A CALIBRATION METHOD FOR MICRO PARAMETERS BASED ON NEURAL NETWORK AND FLAT-JOINT CONTACT MODEL¹⁾

In recent years, the PFC (particle flowcode) discrete element analysis method is widely used in the field of geotechnical engineering. It can be used to reveal the origin of the mechanical behavior of rock materials from a microscopic perspective, but the micro parameters of the particle flow model are not the same as the macro parameters of rock materials. The calibration process is complicated and time-consuming. Based on the flat-joint contact model, the macro-mechanical parameters of rock materials are tested by numerical simulation tests such as the uniaxial compression, the direct tension and the biaxial compression. The micro-parameters are orthogonally designed, and the relationship between macro and micro mechanical parameters are studied through the multi-factor analysis of variance. The BP (back propagation) neural network modeling is used to calibrate the micro-parameters and verify the calibration results.

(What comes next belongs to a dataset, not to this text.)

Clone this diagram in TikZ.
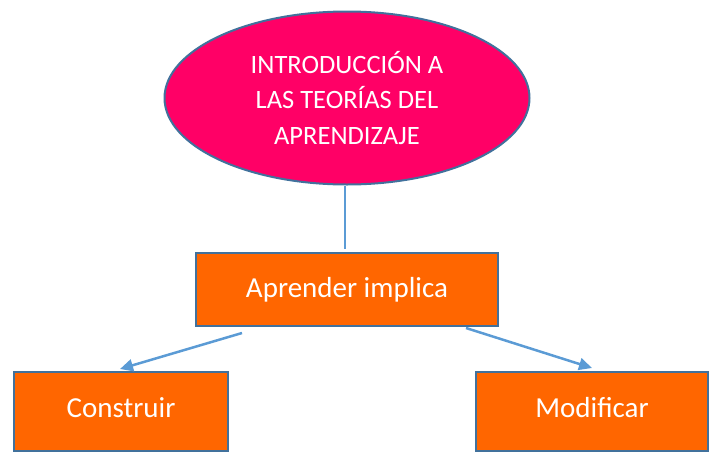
\documentclass[tikz,border=0pt]{standalone}
\usepackage{fontspec}
\setmainfont{Carlito}
\usetikzlibrary{arrows.meta,shapes.geometric}
\definecolor{magentafill}{HTML}{FF0066}
\definecolor{orangefill}{HTML}{FF6600}
\definecolor{edgeblue}{HTML}{41719C}
\definecolor{linkblue}{HTML}{5B9BD5}
\tikzset{
  boxnode/.style={draw=edgeblue, line width=2pt, fill=orangefill, text=white, inner sep=0pt, font=\fontsize{29}{35}\selectfont},
  topnode/.style={ellipse, draw=edgeblue, line width=2pt, fill=magentafill, text=white, inner sep=0pt, align=center, font=\fontsize{26.5}{35.5}\selectfont},
  linkarrow/.style={draw=linkblue, line width=2.5pt, -{Triangle[length=13pt,width=12pt]}},
  linkline/.style={draw=linkblue, line width=1.2pt}
}
\begin{document}
\begin{tikzpicture}[x=1pt,y=-1pt]
\useasboundingbox (0,0) rectangle (709,458);
\node[topnode, minimum width=365pt, minimum height=173pt] (ell) at (347,98) {\raisebox{-3pt}{INTRODUCCIÓN A}\\\raisebox{-3pt}{LAS TEORÍAS DEL}\\\raisebox{-3pt}{APRENDIZAJE}};
\node[boxnode, minimum width=302pt, minimum height=73pt] (apr) at (347,289.5) {Aprender implica};
\node[boxnode, minimum width=214pt, minimum height=79pt] (con) at (121,411.5) {\raisebox{8pt}{Construir}};
\node[boxnode, minimum width=232pt, minimum height=79pt] (mod) at (592,411.5) {\raisebox{8pt}{Modificar}};
\draw[linkline] ([xshift=-2pt]ell.south) -- ([xshift=-2pt,yshift=3pt]apr.north);
\draw[linkarrow] ([xshift=47pt,yshift=-6pt]apr.south west) -- ([xshift=-1pt,yshift=2pt]con.north);
\draw[linkarrow] ([xshift=-33pt,yshift=-1pt]apr.south east) -- ([yshift=3pt]mod.north);
\end{tikzpicture}
\end{document}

The verification results show that the calibration accuracy of the micro-parameters is generally higher than 90% and the overall error is small, which shows the feasibility of the calibration method. Combined with the stress-strain curve and the failure characteristics of granite under routine laboratory tests, the effectiveness of the neural network inversion method in calibrating the micro mechanical parameters of rock materials is verified.